One of the challenges of keeping nine budgies in a single aviary is identification.
So here are some notes that we made to help even ourselves keep everyone’s straight.
Bacon is a large blue budgie, close to 60 g but the only parakeet in the cage with white wingtips
Eggs eggs has a solid blue chest which contrast to her white tummy feathers.
Toast toast is mostly white with some blue coming through her back.
Jam has beautiful yellow and green feathers
Biscuit biscuit is simply a very large yellow parakeet.
Gravy gravy has white wings and violet in her back.
Chicken has yellow on her forhead because chickens are yellow so that was easy and she is surely related to waffles because they have the same wing markings.
Waffles is Chicken without the yellow forehead.
Bagel is probably a juvenile we’re guessing because of her size.
Bagel was a solitary budgie in a small cage.
She had come to the person we got her from who received the bird through birdmonitors.net/.
They intake mostly wild migratory birds but occasionally end up with a domestic pet bird.
We had been planning to rescue chicken and waffles for the past few weeks but had to put that plan on hold because of our African ringneck rescue approximately three weeks prior to the writing of this blog post.
Driving to Columbus and back in about 24 hours was a chore in and of itself.
Once we brought keto, into our home we had to get him situated.
This meant repurposing the Prevue F040 birdcage that we had originally intended for our budgies.
Once we got Keto situated in his own cage we were able to assemble and fully equip a new Prevue F050 birdcage aviary to accommodate our current and future budgies.
Circling back to the rescue of chicken and waffles, we were able to schedule a handoff during a Tuesday afternoon in the parking lot of Niles Animal Hospital, home of Dr Pete Sakas, one of the most respective avian veterinarians we know of.

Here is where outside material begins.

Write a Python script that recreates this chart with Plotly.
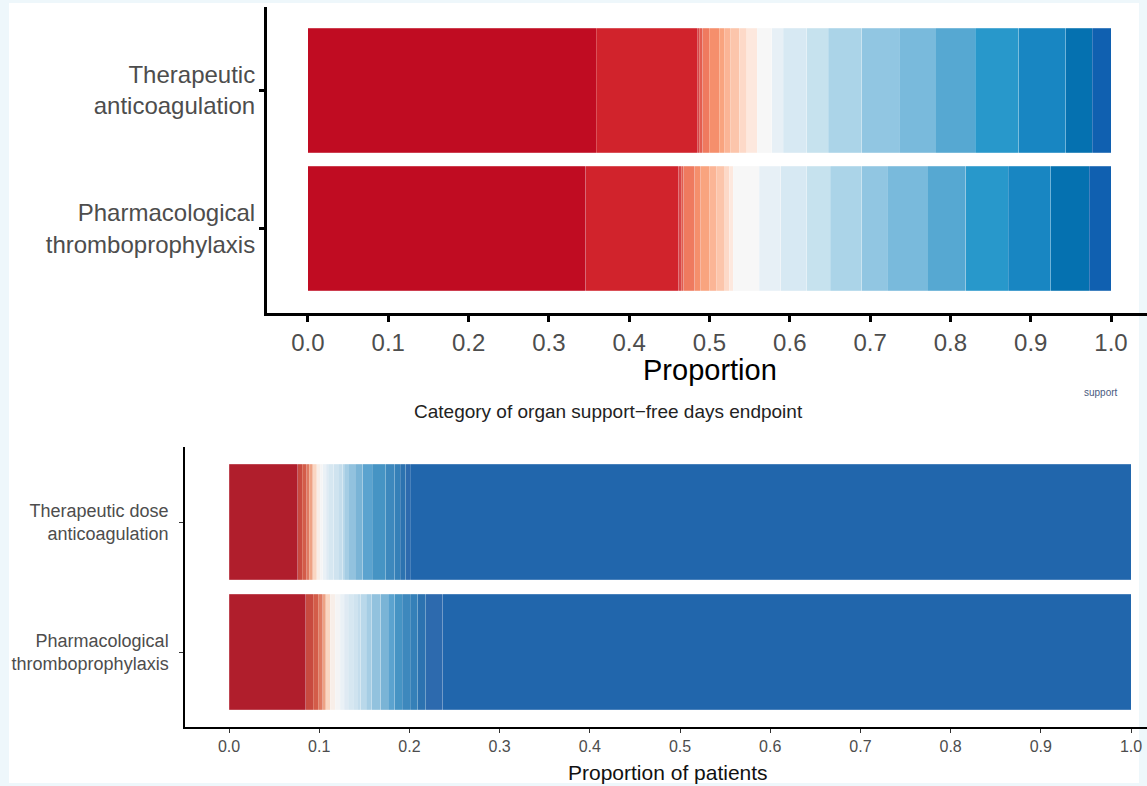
import plotly.graph_objects as go

# ---------------- data ----------------
top_groups = ["Pharmacological<br>thromboprophylaxis", "Therapeutic<br>anticoagulation"]
bot_groups = ["Pharmacological<br>thromboprophylaxis", "Therapeutic dose<br>anticoagulation"]

top_levels = [str(v) for v in range(-1, 22)]   # -1 (death) ... 21
bot_levels = [str(v) for v in range(-1, 23)]   # -1 (death) ... 22

# proportions per level (top panel)
top_therapeutic = [0.359, 0.126, 0.0025, 0.0042, 0.0083, 0.0124, 0.0062, 0.0071, 0.0116,
                   0.0092, 0.0132, 0.0180, 0.0144, 0.0291, 0.0269, 0.0416, 0.0469, 0.0444,
                   0.0498, 0.0540, 0.0590, 0.0331, 0.0231]
top_pharmaco = [0.3462, 0.1158, 0.0031, 0.0031, 0.0137, 0.0071, 0.0108, 0.0092, 0.0103,
                0.0050, 0.0053, 0.0324, 0.0267, 0.0323, 0.0291, 0.0394, 0.0319, 0.0498,
                0.0479, 0.0530, 0.0528, 0.0477, 0.0274]

# proportions per level (bottom panel)
bot_therapeutic = [0.076, 0.005, 0.005, 0.003, 0.004, 0.004, 0.004, 0.003, 0.004, 0.002,
                   0.006, 0.005, 0.005, 0.002, 0.004, 0.008, 0.008, 0.011, 0.015, 0.010,
                   0.006, 0.006, 0.005, 0.799]
bot_pharmaco = [0.0848, 0.0087, 0.0055, 0.0049, 0.0036, 0.0045, 0.0055, 0.0056, 0.0044,
                0.0048, 0.0052, 0.0047, 0.0041, 0.0056, 0.0063, 0.0100, 0.0081, 0.0077,
                0.0083, 0.0084, 0.0088, 0.0086, 0.0188, 0.7631]

x_ticks = [0.0, 0.1, 0.2, 0.3, 0.4, 0.5, 0.6, 0.7, 0.8, 0.9, 1.0]
x_ticktext = ["0.0", "0.1", "0.2", "0.3", "0.4", "0.5", "0.6", "0.7", "0.8", "0.9", "1.0"]

# ---------------- styles ----------------
top_colors = ["#c00c22", "#d1232c", "#d6464a", "#e25e50", "#ef7a5f", "#f58f6c", "#f9a47f",
              "#fbb596", "#fcc5ab", "#fdd9c8", "#fde8de", "#f7f7f7", "#e7f0f6", "#d7e9f3",
              "#c6e2ee", "#abd4e8", "#91c6e2", "#79badc", "#56a8d2", "#2898cb", "#1886c2",
              "#0571b0", "#1060b0"]
bot_colors = ["#b01e2c", "#c84a3f", "#d35c49", "#df7a62", "#eea284", "#fad6c2", "#f8eee8",
              "#f4f4f5", "#eaf1f6", "#dfeaf3", "#d6e7f1", "#cfe3ef", "#c4ddec", "#b9d8ea",
              "#a5cde4", "#92c2de", "#7ab4d6", "#5ba3cf", "#4694c4", "#3d88bd", "#3580b8",
              "#2c72b0", "#2d6aae", "#2166ac"]

FONT = "Liberation Sans, Arial, Helvetica, sans-serif"
W, H = 1147, 786

fig = go.Figure()

for i, lev in enumerate(top_levels):
    fig.add_trace(go.Bar(
        y=top_groups, x=[top_pharmaco[i], top_therapeutic[i]], orientation="h",
        marker=dict(color=top_colors[i], line=dict(width=0.6, color="rgba(255,255,255,0.35)")),
        width=0.9, name=lev, showlegend=False, xaxis="x", yaxis="y"))

for i, lev in enumerate(bot_levels):
    fig.add_trace(go.Bar(
        y=bot_groups, x=[bot_pharmaco[i], bot_therapeutic[i]], orientation="h",
        marker=dict(color=bot_colors[i], line=dict(width=0.6, color="rgba(255,255,255,0.3)")),
        width=0.89, name=lev, showlegend=False, xaxis="x2", yaxis="y2"))

def px_x(p):
    return p / W

def px_y(p):
    return 1 - p / H

fig.update_layout(
    width=W, height=H, barmode="stack", bargap=0.1,
    margin=dict(l=0, r=0, t=0, b=0),
    paper_bgcolor="#eef7fb", plot_bgcolor="rgba(0,0,0,0)",
    font=dict(family=FONT, color="#4d4d4d"),
    xaxis=dict(domain=[px_x(267), 1.0], anchor="y", range=[-0.051, 1.0448],
               tickvals=x_ticks, ticktext=x_ticktext, showgrid=False, zeroline=False,
               showline=True, linecolor="black", linewidth=3, ticks="outside",
               ticklen=6, tickwidth=2.5, tickcolor="black",
               tickfont=dict(size=24, color="#4d4d4d", family=FONT)),
    yaxis=dict(domain=[px_y(313), px_y(7)], anchor="x", type="category",
               categoryorder="array", categoryarray=top_groups, range=[-0.612, 1.605],
               showgrid=False, zeroline=False, showline=True, linecolor="black",
               linewidth=3, ticks="outside", ticklen=5, tickwidth=2.5, tickcolor="black",
               ticklabelstandoff=-1,
               tickfont=dict(size=24, color="#4d4d4d", family=FONT)),
    xaxis2=dict(domain=[px_x(185), 1.0], anchor="y2", range=[-0.0488, 1.0177],
                tickvals=x_ticks, ticktext=x_ticktext, showgrid=False, zeroline=False,
                showline=True, linecolor="black", linewidth=1.5, ticks="outside",
                ticklen=4, tickwidth=1.2, tickcolor="#333333",
                tickfont=dict(size=16, color="#4d4d4d", family=FONT)),
    yaxis2=dict(domain=[px_y(727), px_y(447)], anchor="x2", type="category",
                categoryorder="array", categoryarray=bot_groups, range=[-0.577, 1.577],
                showgrid=False, zeroline=False, showline=True, linecolor="black",
                linewidth=1.5, ticks="outside", ticklen=4, tickwidth=1.2,
                tickcolor="#333333", ticklabelstandoff=7,
                tickfont=dict(size=18, color="#4d4d4d", family=FONT)),
    shapes=[dict(type="rect", xref="paper", yref="paper", x0=px_x(9), x1=px_x(1139),
                 y0=px_y(783), y1=px_y(3), fillcolor="white", line=dict(width=0),
                 layer="below")],
    annotations=[
        dict(text="Proportion", xref="paper", yref="paper", x=px_x(710), y=px_y(370),
             xanchor="center", yanchor="middle", showarrow=False,
             font=dict(size=29, color="black", family=FONT)),
        dict(text="Category of organ support\u2212free days endpoint", xref="paper",
             yref="paper", x=px_x(608), y=px_y(411), xanchor="center", yanchor="middle",
             showarrow=False, font=dict(size=19, color="#222222", family=FONT)),
        dict(text="support", xref="paper", yref="paper", x=px_x(1082), y=px_y(392),
             xanchor="left", yanchor="middle", showarrow=False,
             font=dict(size=10, color="#4a5a80", family=FONT)),
        dict(text="Proportion of patients", xref="paper", yref="paper", x=px_x(668),
             y=px_y(772), xanchor="center", yanchor="middle", showarrow=False,
             font=dict(size=21, color="#111111", family=FONT)),
    ],
)

fig.write_html("out.html", config={"displayModeBar": False},
               post_script="document.body.style.margin='0';document.body.style.overflow='hidden';")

About one hour prior to the designated handoff time and place we received an email from a valued customer who had volunteered to foster a budgie but felt she had made an impulsive decision which proved to be wrong for her.
We connected via phone and plan to acquire her foster budgie directly after acquiring waffles and chicken in the Niles Animal Hospital parking lot.
I got to Niles Animal Hospital at 2:17 p.m. CST.
Our contact with the two rescue budgies showed up about 120 seconds later.
After some brief banter we took the two budgies that were in a cardboard box that had more than enough holes into our car and then exchanged a carton full of broken bags and recently out of date bird food products that would be most welcome by this particular rescue.
30 minutes later I was parked in front of Barbara G’s apartment and was able to ride the elevator with her.
We spent a few minutes discussing new acquisition that she had named Star (that we change to Bagel) and found ourselves descending in the elevator with the third budgie of the day in a small travel carrier that I had brought for the occasion.
After saying our tearful goodbyes we parted company and I was on my way home with three new budgies, that were welcome additions to the new large aviary we had constructed during the previous weekend.
Fast-forward two days.
Catherine and I both agree it was best that 3 budgies entered the aviary together rather than Bagel comin in solo being a juvenile “runt” if you will.
It’s a little thing but she’s clearly being accepted into her new flock.